Ishikawa Sliwa had a meteoric ascent during her freshman year in Evanston, when pitching staff injuries thrust her into a prominent role. Armed with a ferocious delivery and a lethal rise ball, Ishikawa Sliwa finished her freshman year 33-7 and set an NCAA record by striking out 469 batters in 302 innings, leading Northwestern to a third-place finish in the Women’s College World Series.

In one 11-inning game she struck out 20 batters and walked none. Against Indiana she lost a perfect game in the 10th inning but still earned a 1-0 win. And she once had 17 strikeouts in the first game of a doubleheader against Western Michigan before throwing a no-hitter in the second game.

“When Lisa took the mound, it wasn’t a question of whether they would win the game, it was if it would be a no-hitter or a one-hitter,” said Dave Sennerud (J87), who covered softball for the Daily Northwestern during Ishikawa Sliwa’s sophomore season.

Head coach Sharon Drysdale made sure to limit Ishikawa Sliwa’s innings as a sophomore, yet “Ish” managed to stay efficient, at one point throwing 90 consecutive scoreless innings and earning the American Softball Association’s Sportswoman of the Year Award.

“She wasn’t very strong. She couldn’t bench press the bar with barely any weight on it,” says Drysdale. “But when she got on the pitching rubber, she was a real fighter.”

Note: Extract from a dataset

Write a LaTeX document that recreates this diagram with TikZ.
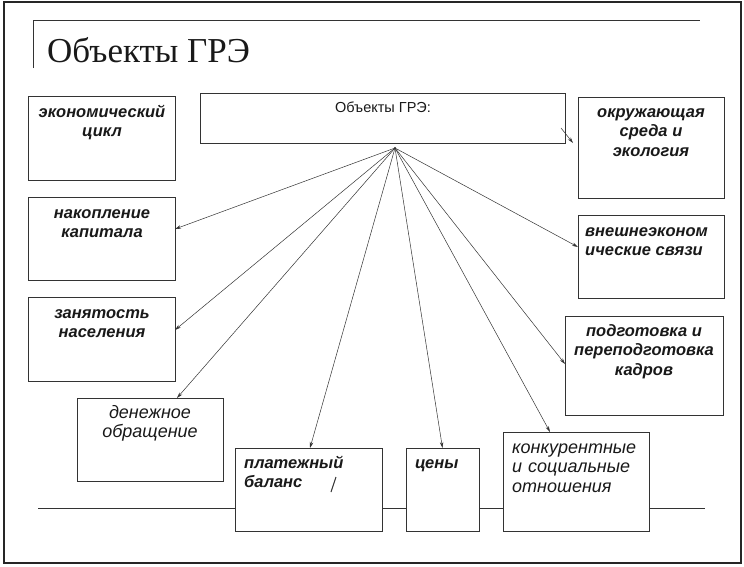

A back injury limited the electrical engineering major during her junior year. Prior to her final season, she tore a muscle in her pitching arm during the Women’s World Championships in New Zealand but returned to dominant form, making her third All-America team. She finished her career as a two-time Big Ten Most Valuable Player and Female Athlete of the Year, setting several school records for earned run average (0.47), strikeouts (1,200) and shutouts (54) that have still not been matched.

Ishikawa Sliwa, a business analyst in the information technology department for Motorola Mobility, lives in Libertyville, Ill., with her husband, Jeff Sliwa (WCAS86). They have two adult daughters.